Sunday, March 17, 2013

Get to know the PRSA Code of Ethics like the back of you hand

Score one more for the value of the Public Relations Society of America. Last week, PRSA launched an app for the Code of Ethics.

Oh no, public relations ethics. How boring.

PR ethics is what separates the wheat from the chaff. It separates those public relations professionals who are useful and valuable to an organization from those that are all but worthless.
The Public Relations Society of America (PRSA) is committed to ethical practices.

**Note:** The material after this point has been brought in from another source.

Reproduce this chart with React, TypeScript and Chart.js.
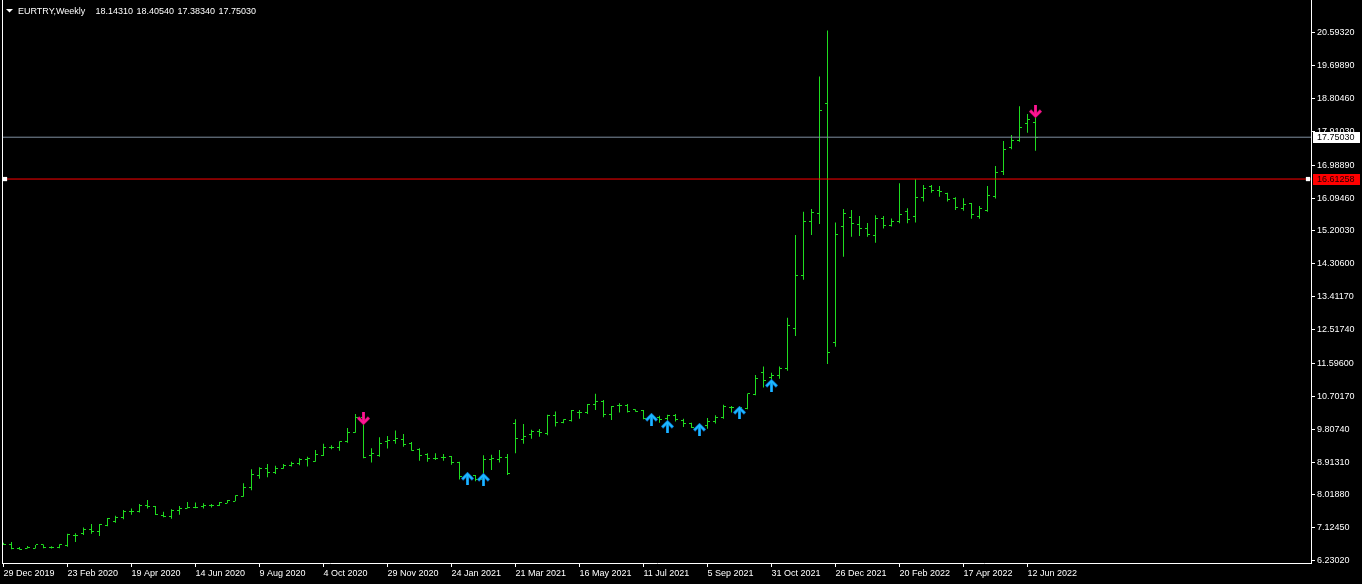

The level of public trust PRSA members seek, as we serve the public good, means we have taken on a special obligation to operate ethically...Each of us sets an example for each other - as well as other professionals - by our pursuit of excellence with powerful standards of performance, professionalism, and ethical conduct....We believe our professional values are vital to the integrity of the profession as a whole.
Codes of ethics are not unique to PRSA, a quick search of a few other related communication organizations, National School Public Relations Association, International Association of Business Communicators and the Society of Professional Journalists, found well-crafted and robust ethics guidelines.

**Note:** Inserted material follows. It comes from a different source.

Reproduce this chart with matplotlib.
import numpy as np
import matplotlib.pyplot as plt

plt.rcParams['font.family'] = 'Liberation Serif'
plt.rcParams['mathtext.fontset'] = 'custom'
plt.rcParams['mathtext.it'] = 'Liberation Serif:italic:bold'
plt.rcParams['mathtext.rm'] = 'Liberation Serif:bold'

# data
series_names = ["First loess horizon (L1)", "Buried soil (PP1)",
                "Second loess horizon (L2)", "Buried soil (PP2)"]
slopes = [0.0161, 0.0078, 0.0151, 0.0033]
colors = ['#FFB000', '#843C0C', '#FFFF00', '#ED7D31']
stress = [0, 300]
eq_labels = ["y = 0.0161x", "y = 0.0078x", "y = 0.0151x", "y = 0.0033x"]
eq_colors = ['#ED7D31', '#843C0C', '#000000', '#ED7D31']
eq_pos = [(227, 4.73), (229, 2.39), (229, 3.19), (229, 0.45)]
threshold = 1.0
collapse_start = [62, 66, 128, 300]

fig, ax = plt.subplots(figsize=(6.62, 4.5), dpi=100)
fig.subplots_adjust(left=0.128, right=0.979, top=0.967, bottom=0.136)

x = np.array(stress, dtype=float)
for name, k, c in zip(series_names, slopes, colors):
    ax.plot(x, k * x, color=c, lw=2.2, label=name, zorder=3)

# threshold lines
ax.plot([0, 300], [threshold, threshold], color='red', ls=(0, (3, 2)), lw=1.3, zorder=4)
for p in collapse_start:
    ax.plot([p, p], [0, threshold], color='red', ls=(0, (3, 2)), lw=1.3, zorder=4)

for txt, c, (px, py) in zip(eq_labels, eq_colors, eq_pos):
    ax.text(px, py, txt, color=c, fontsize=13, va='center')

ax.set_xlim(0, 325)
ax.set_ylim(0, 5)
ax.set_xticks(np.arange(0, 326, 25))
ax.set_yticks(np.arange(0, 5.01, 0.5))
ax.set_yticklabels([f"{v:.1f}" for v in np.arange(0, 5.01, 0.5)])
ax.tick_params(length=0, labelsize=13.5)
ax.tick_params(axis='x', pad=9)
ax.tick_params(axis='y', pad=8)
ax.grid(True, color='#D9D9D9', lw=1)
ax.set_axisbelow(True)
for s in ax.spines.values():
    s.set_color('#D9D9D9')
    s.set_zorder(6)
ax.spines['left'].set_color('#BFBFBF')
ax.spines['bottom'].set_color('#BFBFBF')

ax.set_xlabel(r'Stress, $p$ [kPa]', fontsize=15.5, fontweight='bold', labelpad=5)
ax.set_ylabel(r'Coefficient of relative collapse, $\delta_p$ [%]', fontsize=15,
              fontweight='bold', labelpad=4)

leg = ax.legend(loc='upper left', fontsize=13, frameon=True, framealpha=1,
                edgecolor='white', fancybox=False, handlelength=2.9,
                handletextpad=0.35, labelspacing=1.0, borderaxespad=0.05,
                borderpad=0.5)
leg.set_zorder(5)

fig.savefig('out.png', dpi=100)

According to the announcement, the ethics app provides easy reference to PRSA’s Code and Statement of Professional Values and Code provisions. It also includes:
  • PRSA ethics-related blog posts
  • Professional Standards Advisories which offer timely guidance on emerging ethics issues such as illegal recordings, ethical use of interns, professional conflicts of interest, use of VNRs as a PR tool, etc.
  • Email access to members of PRSA’s Board of Ethics and Professional Standards
  • A short Ethics Quiz
The PRSA Ethics app is available for free for Android devices on Google Play and Apple iOS devices. Is this mobile ethics app a game-changer for the profession? Probably not. What it tells me is that the PRSA continues to find ways to provide resources to its membership for the benefit of the public relations profession.

Good work and thank you, PRSA.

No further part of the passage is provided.